I am curious how a disk controller with a 16-bit address bus could have a membase above 0xffff.

This is an excellent question that deserves a well thought-out answer. So, let's see... How do we know that this controller has a 16-bit address bus? Northstar MDSA/MDSAD are S-100 controllers, and S-100 is a 24-bit address bus, although in the beginning it was indeed 16-bit. The only reference I could find about Northstar MDSA being 16-bit address is in a manual from 1977 (YMMV, of course), a date when the popular 16-bit CPUs hadn't been released yet. But you see, these Northstar controllers were long-lived, spanning well into the 1980s, and this particular one had several revisions. Later revisions could have 20 address lines or more (or not, but who knows); it would certainly make sense.

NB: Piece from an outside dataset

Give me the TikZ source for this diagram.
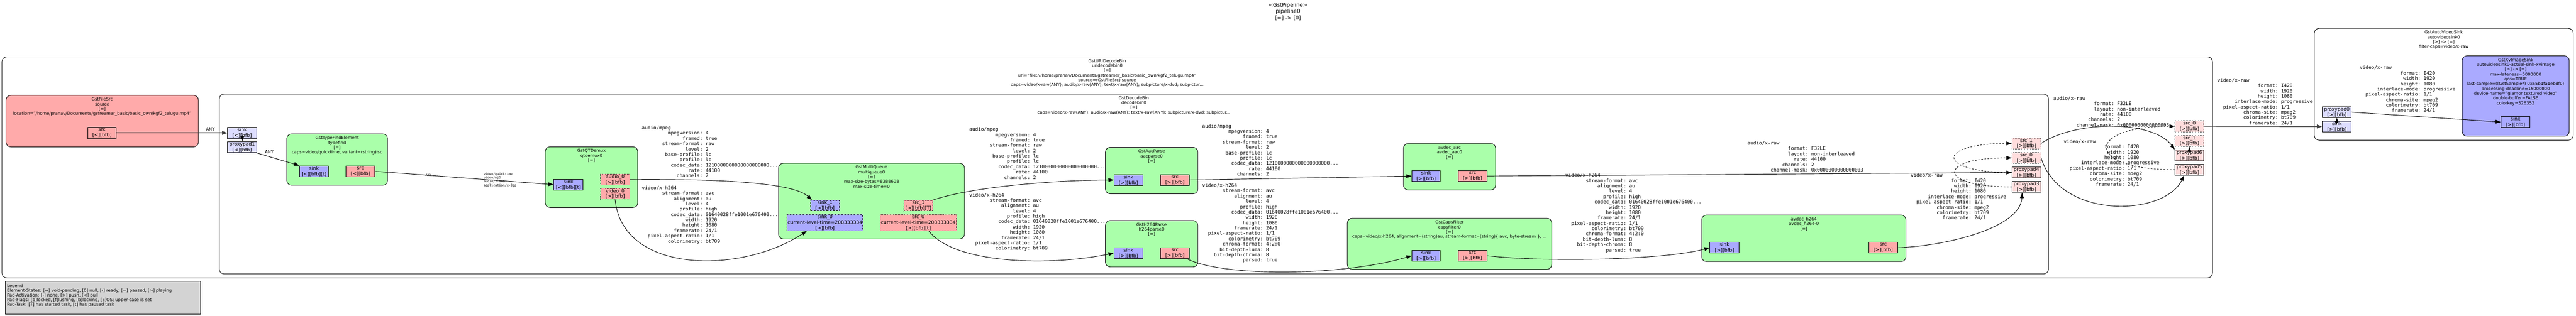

But all this is speculation. Let's lay down the facts we have. Seattle Computer Products (SCP for brevity) was a S-100 shop. Its hardware products were S-100 boards and computers made from them. They created a DOS, called 86-DOS, for use with their 8086-based S-100 CPU board. This 86-DOS supported standard SCP hardware, plus floppy controllers from third parties (originally, Cromemco and Tarbell). In late 1980, they also started supporting some "Northstar controller", as is evident from the available sources of the BIOS part of 86-DOS 1.0 and 1.1x. This S-100 controller used memory-mapped IO, in a way consistent with what MDSA does, and supported 5.25'' diskettes with 35x1x10 hard sectors, 256 bytes each. This is again consistent with MDSA. The only visible difference is that 86-DOS used a memory window at 0xFE800 to communicate with the controller, instead of MDSA's default 0xE800. It's easy to imagine that SCP used a late revision of the controller (or the MDSAD, although it doesn't really matter) that was made compatible to 8086 and had 20 address lines or more; else, why write 0xFE800 in the source instead of 0xE800?

The address decoder on the board has no access to the upper memory addresses and would see 0xfe800 and 0x0e800 as the same address.

But you see, the entire discussion above is irrelevant. Because it concerned the real MDSA, while I'm only interested in a virtual MDSA (as it's emulated right now by current AltairZ80), and it's not guaranteed that the emulation is 100% perfect. So, I started AltairZ80, put it in 8086 mode, and created a virtual MDSA at its default address of 0xE800. Then I examined the memory with the mem command. And guess what, the virtual MDSA did respond at me reading 0xE800, showing me its firmware, but it didn't respond when I probed the addresses 0x1E800, 0xFE800 and so on. It displayed only zeros. This means that the virtual MDSA can distinguish addresses 0xE800 and 0xFE800. It means that the virtual MDSA behaves like a real one that has at least 20 address lines. Meanwhile, "set_membase" behaves like the emulated S-100 boards have only 16 address lines. This is an inconsistency at best, and a pedantic one would say that it's a bug.

Anyway, be us pedantic or not, fixing this issue would help AltairZ80 boot several disk images hosted on Bitsavers that it currently can not, and it's an useful thing by itself.